Now he has offered us The Human Realm, giving us a new dimension for rethinking the cooperativization novels of the Seventeen Years and Cultural Revolution. That the people of Shenhuangzhou lose even their homeland under capital's expansion, and that Ma La — a new person of socialist literature — once had a flourishing enterprise, only for his rural experiment in the manner of Liang Shengbao to end in ultimate bankruptcy: all of this invites deep reflection.

The novel's title, The Human Realm [人境], comes from the Eastern Jin poet Tao Yuanming's fifth poem in the series Twenty Poems on Drinking Wine:

I built my thatched hut within the human realm, Yet hear no clatter of carriages and horses. You ask me how this can be so? When the heart is far, the place grows distant of itself. Beneath the eastern hedge I pick chrysanthemums; In the distance, unhurried, I behold the southern mountain. The mountain air at dusk is fine; Birds fly homeward, one with another. In all this there is a true meaning — I wish to speak of it, but have already forgotten the words.

Liu Jiming directly uses the lines "I built my thatched hut within the human realm / Yet hear no clatter of carriages and horses" as the epigraph at the novel's opening.

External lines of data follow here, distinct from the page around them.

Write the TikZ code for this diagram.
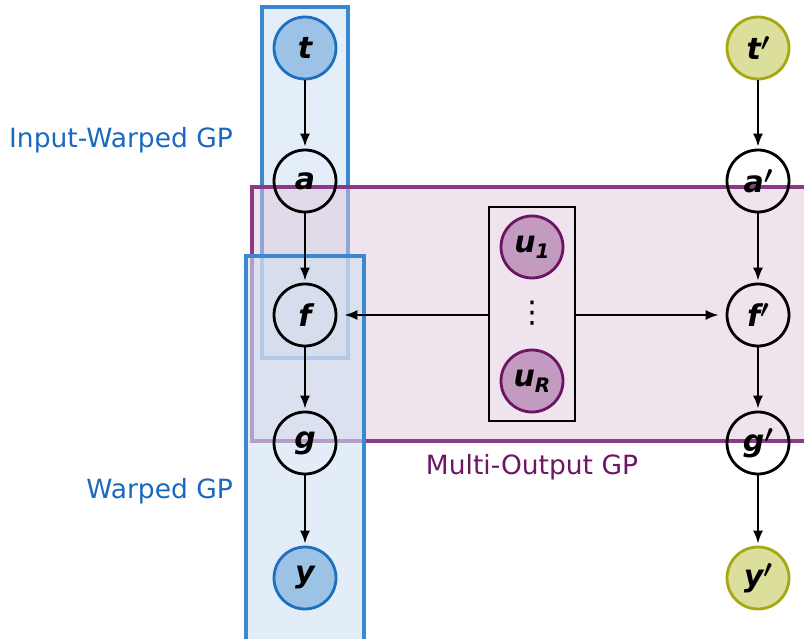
\documentclass[tikz,border=0pt]{standalone}
\usepackage{fontspec}
\setmainfont{DejaVu Sans}
\usetikzlibrary{arrows.meta,fit}

\definecolor{obsblue}{HTML}{9CC2E6}
\definecolor{obsblueline}{HTML}{1F6FBF}
\definecolor{obsolive}{HTML}{DCDE9C}
\definecolor{obsoliveline}{HTML}{A6A812}
\definecolor{indfill}{HTML}{C49BC0}
\definecolor{indline}{HTML}{6C1464}
\definecolor{plateblue}{HTML}{3A88CF}
\definecolor{platepurple}{HTML}{8B3A87}
\definecolor{labelblue}{HTML}{1A68BF}
\definecolor{labelpurple}{HTML}{6E1664}
\definecolor{warpfill}{RGB}{208,225,242}
\definecolor{mofill}{RGB}{223,199,219}

\newcommand{\lowidx}[1]{\raisebox{-0.2em}{\fontsize{20}{20}\selectfont #1}}
\newcommand{\prm}{\raisebox{0.3em}{$\prime$}}

\tikzset{
  latent/.style={circle, draw=black, line width=2.8pt, minimum size=62pt,
    inner sep=0pt, font=\fontsize{30}{30}\selectfont\bfseries\itshape\boldmath},
  obs/.style={latent, draw=obsblueline, fill=obsblue},
  obsb/.style={latent, draw=obsoliveline, fill=obsolive},
  ind/.style={latent, draw=indline, fill=indfill},
  edge/.style={-{Latex[length=13pt,width=10pt]}, line width=2pt, shorten >=2pt},
  plabel/.style={inner sep=0pt, font=\fontsize{26.5}{26.5}\selectfont}
}

\begin{document}
\begin{tikzpicture}[x=1pt,y=-1pt]
  \clip (0,0) rectangle (804,639);
  % plates
  \draw[plateblue, line width=3.8pt, fill=plateblue, fill opacity=0.14]
    (262,7) rectangle (348,358);
  \draw[platepurple, line width=3.8pt, fill=mofill, fill opacity=0.5]
    (252,187) rectangle (840,441);
  \draw[plateblue, line width=3.8pt, fill=warpfill, fill opacity=0.6]
    (246,256) rectangle (364,680);
  % left column
  \node[obs] (t) at (305,48) {t};
  \node[latent] (a) at (305,181) {a};
  \node[latent] (f) at (305,315) {f};
  \node[latent] (g) at (305,443) {g};
  \node[obs] (y) at (305,578) {y};
  % right column
  \node[obsb] (t2) at (758,48) {t\prm};
  \node[latent] (a2) at (758,181) {a\prm};
  \node[latent] (f2) at (758,315) {f\prm};
  \node[latent] (g2) at (758,443) {g\prm};
  \node[obsb] (y2) at (758,578) {y\prm};
  % inducing variables
  \node[ind] (u1) at (532,247) {u\lowidx{1}};
  \node[ind] (uR) at (532,381) {u\lowidx{R}};
  \node[inner sep=0pt, font=\fontsize{30}{30}\selectfont] (dots) at (532,313) {⋮};
  \node[draw, line width=2pt, inner xsep=11pt, inner ysep=8pt, fit=(u1)(uR)] (plate) {};
  % labels
  \node[plabel, text=labelblue, anchor=east] (iwlabel) at (233,140) {Input-Warped GP};
  \node[plabel, text=labelblue, anchor=east] (wlabel) at (233,491) {Warped GP};
  \node[plabel, text=labelpurple] (molabel) at (532,467) {Multi-Output GP};
  % edges
  \draw[edge] (t) -- (a);
  \draw[edge] (a) -- (f);
  \draw[edge] (f) -- (g);
  \draw[edge] (g) -- (y);
  \draw[edge] (t2) -- (a2);
  \draw[edge] (a2) -- (f2);
  \draw[edge] (f2) -- (g2);
  \draw[edge] (g2) -- (y2);
  \draw[edge, shorten >=7pt] (f -| plate.west) -- (f);
  \draw[edge, shorten >=7pt] (f2 -| plate.east) -- (f2);
\end{tikzpicture}
\end{document}
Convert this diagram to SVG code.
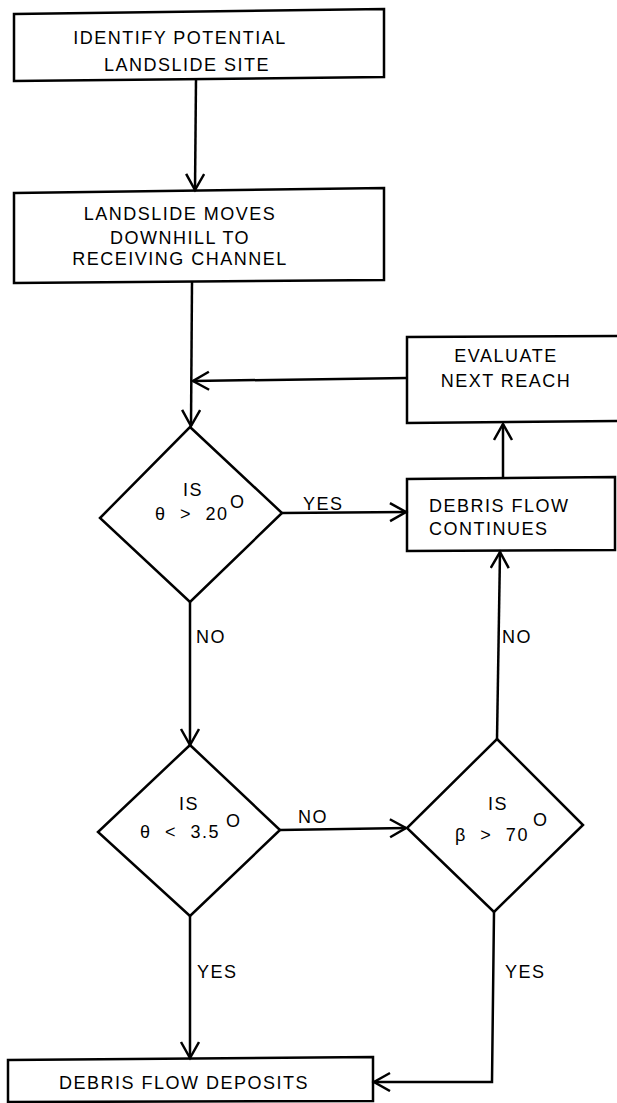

The novel's principal character Ma La does indeed share Tao Yuanming's ideals: he hopes to transform Shenhuangzhou into a Peach Blossom Spring [note: Tao Yuanming's celebrated utopian idyll], and like Tao Yuanming, he combines farming in Shenhuangzhou with writing. Yet just as Tao Yuanming's ideals could never ultimately be realized, so too with Ma La: a great downpour combined with the Chufeng Group's intervention, and his homeland faces catastrophic ruin.